Pictures are not part of the copy. Retype the lines from the first one through the line that contains "from matplotlib.ticker import".

— START —

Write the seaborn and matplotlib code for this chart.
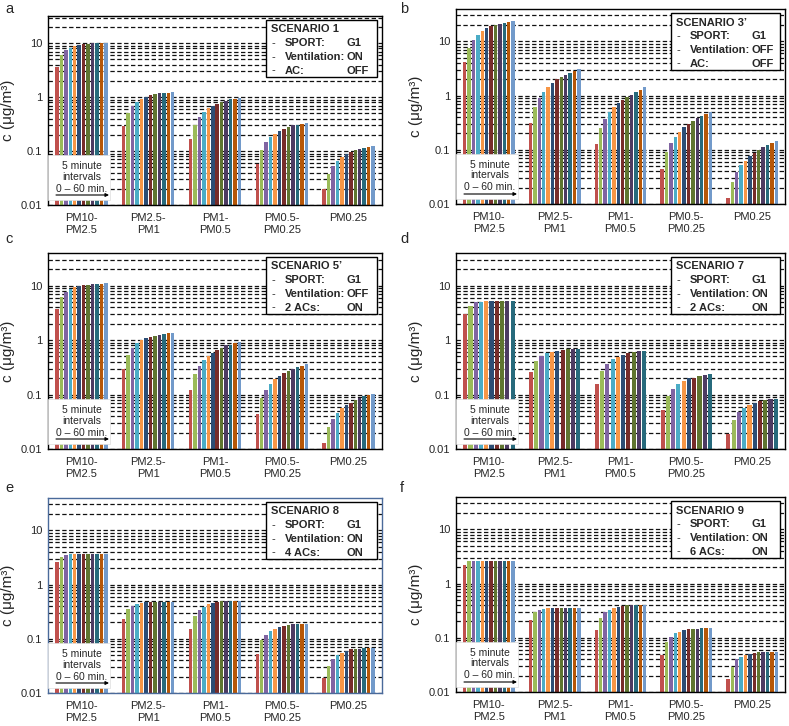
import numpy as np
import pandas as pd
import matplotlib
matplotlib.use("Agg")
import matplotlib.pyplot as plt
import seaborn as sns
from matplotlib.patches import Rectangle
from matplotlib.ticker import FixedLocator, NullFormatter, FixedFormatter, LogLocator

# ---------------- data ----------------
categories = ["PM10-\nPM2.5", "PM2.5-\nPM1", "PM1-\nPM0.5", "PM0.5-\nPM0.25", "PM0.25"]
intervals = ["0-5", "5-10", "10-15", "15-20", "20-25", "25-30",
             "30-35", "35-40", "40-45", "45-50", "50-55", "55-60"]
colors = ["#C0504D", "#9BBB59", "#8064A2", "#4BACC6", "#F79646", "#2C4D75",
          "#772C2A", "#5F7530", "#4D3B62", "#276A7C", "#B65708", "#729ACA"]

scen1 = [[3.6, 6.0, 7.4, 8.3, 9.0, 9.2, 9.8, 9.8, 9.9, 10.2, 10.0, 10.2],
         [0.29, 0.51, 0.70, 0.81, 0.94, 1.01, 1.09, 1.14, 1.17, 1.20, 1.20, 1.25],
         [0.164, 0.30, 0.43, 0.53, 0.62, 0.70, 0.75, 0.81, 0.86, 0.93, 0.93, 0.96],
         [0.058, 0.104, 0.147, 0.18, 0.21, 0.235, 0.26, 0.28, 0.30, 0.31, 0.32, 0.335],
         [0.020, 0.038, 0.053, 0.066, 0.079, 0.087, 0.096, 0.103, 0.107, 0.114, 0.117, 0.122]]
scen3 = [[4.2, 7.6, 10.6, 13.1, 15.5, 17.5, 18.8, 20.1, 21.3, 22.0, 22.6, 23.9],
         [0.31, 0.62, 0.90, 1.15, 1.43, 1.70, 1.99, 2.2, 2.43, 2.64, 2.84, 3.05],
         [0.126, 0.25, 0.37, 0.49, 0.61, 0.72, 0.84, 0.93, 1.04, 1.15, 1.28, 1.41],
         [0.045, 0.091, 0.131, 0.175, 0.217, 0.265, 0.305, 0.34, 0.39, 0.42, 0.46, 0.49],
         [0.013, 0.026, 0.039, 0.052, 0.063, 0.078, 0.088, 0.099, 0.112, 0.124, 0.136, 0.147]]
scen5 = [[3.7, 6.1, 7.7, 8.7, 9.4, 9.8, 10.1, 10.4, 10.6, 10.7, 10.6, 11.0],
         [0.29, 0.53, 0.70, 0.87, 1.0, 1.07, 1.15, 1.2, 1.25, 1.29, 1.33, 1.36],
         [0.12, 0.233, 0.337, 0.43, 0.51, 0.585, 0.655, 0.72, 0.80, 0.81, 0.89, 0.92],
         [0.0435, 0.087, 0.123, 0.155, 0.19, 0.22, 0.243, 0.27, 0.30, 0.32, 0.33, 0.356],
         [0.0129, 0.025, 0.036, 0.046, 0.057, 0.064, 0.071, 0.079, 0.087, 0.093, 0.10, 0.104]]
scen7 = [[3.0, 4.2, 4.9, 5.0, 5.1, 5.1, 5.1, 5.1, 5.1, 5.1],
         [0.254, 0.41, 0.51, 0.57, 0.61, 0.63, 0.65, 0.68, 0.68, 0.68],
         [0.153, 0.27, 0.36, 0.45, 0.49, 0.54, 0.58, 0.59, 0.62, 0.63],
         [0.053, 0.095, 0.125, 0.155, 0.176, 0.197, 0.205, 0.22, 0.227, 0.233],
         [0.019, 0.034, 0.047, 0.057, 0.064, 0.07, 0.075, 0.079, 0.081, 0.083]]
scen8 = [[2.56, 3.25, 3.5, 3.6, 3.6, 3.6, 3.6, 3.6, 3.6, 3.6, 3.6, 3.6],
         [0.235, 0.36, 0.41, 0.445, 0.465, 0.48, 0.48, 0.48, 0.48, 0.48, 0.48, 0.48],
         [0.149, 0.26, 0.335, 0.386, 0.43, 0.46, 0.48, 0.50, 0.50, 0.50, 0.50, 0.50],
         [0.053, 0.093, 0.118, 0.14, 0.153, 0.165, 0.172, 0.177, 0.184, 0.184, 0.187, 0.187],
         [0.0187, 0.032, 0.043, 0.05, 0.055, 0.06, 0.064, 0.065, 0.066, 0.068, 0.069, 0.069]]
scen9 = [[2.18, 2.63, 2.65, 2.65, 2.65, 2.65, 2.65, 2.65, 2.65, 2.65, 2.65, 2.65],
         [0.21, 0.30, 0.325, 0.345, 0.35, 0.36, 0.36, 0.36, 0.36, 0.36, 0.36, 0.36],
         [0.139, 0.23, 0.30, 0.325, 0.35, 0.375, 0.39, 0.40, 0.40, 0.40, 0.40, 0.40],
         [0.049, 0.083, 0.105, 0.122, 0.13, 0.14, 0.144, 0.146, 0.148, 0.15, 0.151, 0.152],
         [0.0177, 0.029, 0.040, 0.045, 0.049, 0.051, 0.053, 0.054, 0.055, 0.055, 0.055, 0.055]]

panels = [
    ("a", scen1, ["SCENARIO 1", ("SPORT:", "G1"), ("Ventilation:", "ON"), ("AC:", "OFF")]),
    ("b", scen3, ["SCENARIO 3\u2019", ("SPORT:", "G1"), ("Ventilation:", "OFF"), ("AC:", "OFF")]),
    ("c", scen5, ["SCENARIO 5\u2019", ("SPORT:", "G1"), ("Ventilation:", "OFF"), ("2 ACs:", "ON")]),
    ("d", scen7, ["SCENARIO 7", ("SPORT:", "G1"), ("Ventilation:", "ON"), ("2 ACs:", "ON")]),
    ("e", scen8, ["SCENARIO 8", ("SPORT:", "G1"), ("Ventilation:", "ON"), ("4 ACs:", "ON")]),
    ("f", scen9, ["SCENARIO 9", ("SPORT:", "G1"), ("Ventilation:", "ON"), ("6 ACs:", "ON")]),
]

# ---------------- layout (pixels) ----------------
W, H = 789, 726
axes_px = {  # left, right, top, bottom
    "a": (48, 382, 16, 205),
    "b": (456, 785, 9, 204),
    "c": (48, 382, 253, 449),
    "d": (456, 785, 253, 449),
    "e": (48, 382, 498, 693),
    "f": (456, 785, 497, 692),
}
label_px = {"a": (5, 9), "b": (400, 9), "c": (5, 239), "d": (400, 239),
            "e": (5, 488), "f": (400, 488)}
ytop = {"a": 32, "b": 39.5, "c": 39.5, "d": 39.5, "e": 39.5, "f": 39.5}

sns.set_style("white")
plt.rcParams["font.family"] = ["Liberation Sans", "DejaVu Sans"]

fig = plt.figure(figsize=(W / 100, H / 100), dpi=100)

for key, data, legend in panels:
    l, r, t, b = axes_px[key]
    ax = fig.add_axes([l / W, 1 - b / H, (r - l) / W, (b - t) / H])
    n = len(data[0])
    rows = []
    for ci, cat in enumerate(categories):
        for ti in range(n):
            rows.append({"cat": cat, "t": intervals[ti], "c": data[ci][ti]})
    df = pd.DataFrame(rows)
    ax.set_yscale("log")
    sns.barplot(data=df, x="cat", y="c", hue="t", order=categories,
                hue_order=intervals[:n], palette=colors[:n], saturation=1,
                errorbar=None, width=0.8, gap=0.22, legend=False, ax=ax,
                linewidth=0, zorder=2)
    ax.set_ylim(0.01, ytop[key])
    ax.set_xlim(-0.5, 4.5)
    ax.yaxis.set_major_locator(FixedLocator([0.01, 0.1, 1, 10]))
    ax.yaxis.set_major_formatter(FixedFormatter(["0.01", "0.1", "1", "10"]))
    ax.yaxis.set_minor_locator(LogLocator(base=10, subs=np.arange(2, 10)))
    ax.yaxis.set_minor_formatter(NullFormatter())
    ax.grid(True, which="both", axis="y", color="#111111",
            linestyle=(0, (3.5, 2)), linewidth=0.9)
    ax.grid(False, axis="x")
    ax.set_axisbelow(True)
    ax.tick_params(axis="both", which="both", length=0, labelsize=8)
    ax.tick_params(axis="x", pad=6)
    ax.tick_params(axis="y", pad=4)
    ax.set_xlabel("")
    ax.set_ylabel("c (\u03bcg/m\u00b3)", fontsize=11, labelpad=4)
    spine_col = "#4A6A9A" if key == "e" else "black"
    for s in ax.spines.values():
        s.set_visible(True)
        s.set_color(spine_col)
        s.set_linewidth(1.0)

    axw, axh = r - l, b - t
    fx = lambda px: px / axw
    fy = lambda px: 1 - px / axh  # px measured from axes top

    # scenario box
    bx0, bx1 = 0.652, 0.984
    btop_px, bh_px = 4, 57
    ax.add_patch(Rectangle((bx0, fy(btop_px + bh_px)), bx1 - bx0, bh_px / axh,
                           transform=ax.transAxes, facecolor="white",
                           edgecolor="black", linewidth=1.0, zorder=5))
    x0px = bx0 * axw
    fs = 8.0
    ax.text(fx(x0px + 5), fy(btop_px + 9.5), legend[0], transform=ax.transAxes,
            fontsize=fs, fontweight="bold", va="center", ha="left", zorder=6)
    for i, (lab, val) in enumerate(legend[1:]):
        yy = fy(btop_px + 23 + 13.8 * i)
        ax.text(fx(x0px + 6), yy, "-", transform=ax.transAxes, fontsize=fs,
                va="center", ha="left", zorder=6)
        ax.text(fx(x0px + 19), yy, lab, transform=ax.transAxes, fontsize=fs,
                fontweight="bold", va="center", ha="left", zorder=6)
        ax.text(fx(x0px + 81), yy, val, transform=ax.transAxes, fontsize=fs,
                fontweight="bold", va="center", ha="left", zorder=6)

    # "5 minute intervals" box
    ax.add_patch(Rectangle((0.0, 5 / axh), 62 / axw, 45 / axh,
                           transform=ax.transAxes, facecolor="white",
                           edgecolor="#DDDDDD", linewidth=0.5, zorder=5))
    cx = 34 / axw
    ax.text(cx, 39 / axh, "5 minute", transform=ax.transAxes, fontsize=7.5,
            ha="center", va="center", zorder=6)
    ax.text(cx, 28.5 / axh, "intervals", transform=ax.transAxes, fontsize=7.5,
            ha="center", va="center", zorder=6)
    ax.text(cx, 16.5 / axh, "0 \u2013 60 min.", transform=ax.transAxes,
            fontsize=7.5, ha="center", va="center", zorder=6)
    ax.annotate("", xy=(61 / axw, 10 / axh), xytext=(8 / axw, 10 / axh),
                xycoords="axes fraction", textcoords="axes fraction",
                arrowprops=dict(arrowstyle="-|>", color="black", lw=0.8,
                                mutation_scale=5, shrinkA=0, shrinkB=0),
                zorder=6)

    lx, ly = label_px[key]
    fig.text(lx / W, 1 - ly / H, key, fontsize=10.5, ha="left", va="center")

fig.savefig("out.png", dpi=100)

— END —

Correct response:
Write the seaborn and matplotlib code for this chart.
import numpy as np
import pandas as pd
import matplotlib
matplotlib.use("Agg")
import matplotlib.pyplot as plt
import seaborn as sns
from matplotlib.patches import Rectangle
from matplotlib.ticker import FixedLocator, NullFormatter, FixedFormatter, LogLocator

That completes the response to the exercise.